Что ты по этому поводу думаешь?

ЛР: О том, почему кто-то что-то не понимает, мне говорить довольно трудно. Потому что я сам никогда не бываю твердо уверен в собственной правоте. И в том, что я сам что-то понимаю. Всегда занят тем, что лишь стараюсь понять. А понимаю или нет — не знаю.

Мои худо-бедно сложившиеся убеждения строятся на моем собственном социокультурном опыте, на опыте старших и младших товарищей, а также на интуиции, которой я привык доверять. Но признаюсь: меня довольно легко сбить с толку. Разумеется, в определенных границах. Так или иначе, но под влиянием той или иной риторики, которая мне по разным причинам кажется убедительной и честной, я иногда задумываюсь о правомочности собственных умственных построений. И я даже не знаю, плохо это или хорошо. Но это так. Поэтому я очень плохой спорщик.

В твоем последнем абзаце меня не то чтобы задело, но, так сказать, слегка зацепило слово «конкуренция» применительно к искусству. Не в том смысле, что я в принципе против конкуренции как динамизирующего фактора развития того или иного социального или культурного процесса. Я не против. Но я не готов применить его к самому себе, к своему опыту и к своей деятельности вообще. К твоей, кстати, тоже.

Видимо, потому, что мне никогда не приходило в голову соотносить все то, что я делаю, с обстоятельствами рынка. Это, в общем-то, понятно. В те времена, когда и я, и мои товарищи, многие из которых тебе не только хорошо известны, но являются также и твоими товарищами, входили в тот, если угодно, мир, который позже назовут «современным искусством», само слово «рынок» могло ассоциироваться лишь с огурцами, помидорами и квашеной капустой.

И не только в этом дело. Я этот мир ценил и продолжаю ценить как мир не сопернический, как мир, где не было разговоров о главных и не главных, как мир, если угодно, горизонтальный.

Да, я хорошо помню конец 80-х, когда на головы художников, объединенных лишь счастьем общих или персональных художественных идей и открытий, вдруг неожиданно свалилось не только так называемое международное признание (впоследствии оказавшееся не таким уж впечатляющим, как казалось вначале), но и деньги. И я, конечно, помню, насколько это многих буквально пришибло, накрыло с головой. Помню, как стали рушиться многолетние дружбы. Оказалось, что факт общественного непризнания сплачивал людей гораздо крепче, чем неожиданное вхождение в рыночные обстоятельства. И это было, конечно, серьезное испытание, с которым справились, прямо скажем, не все.

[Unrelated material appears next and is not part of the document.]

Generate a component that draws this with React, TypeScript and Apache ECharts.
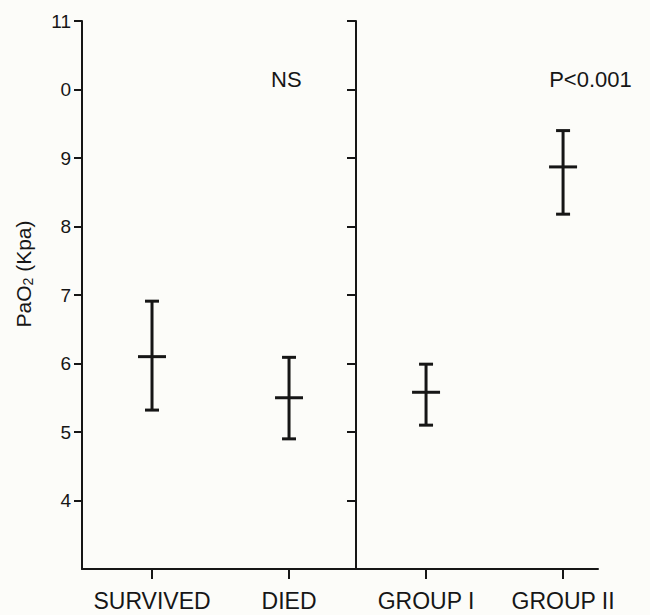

Но бог с ним, с рынком. И бог с ней, с конкуренцией. Искусство все равно живет и, соответственно, натыкается на все новые проблемы.

Преимущество тех, давних уже времен, когда мы все начинали и когда мы все познакомились друг с другом, перед нынешними временами состояло хотя бы в том, что у нас не было и даже не могло возникнуть соблазна вступить в полемические отношения с официальным советским дискурсом. Мы его попросту игнорировали. Или в крайнем случае работали с ним как с материалом. Поэтому мы могли идти, не оглядываясь назад и не глядя по сторонам.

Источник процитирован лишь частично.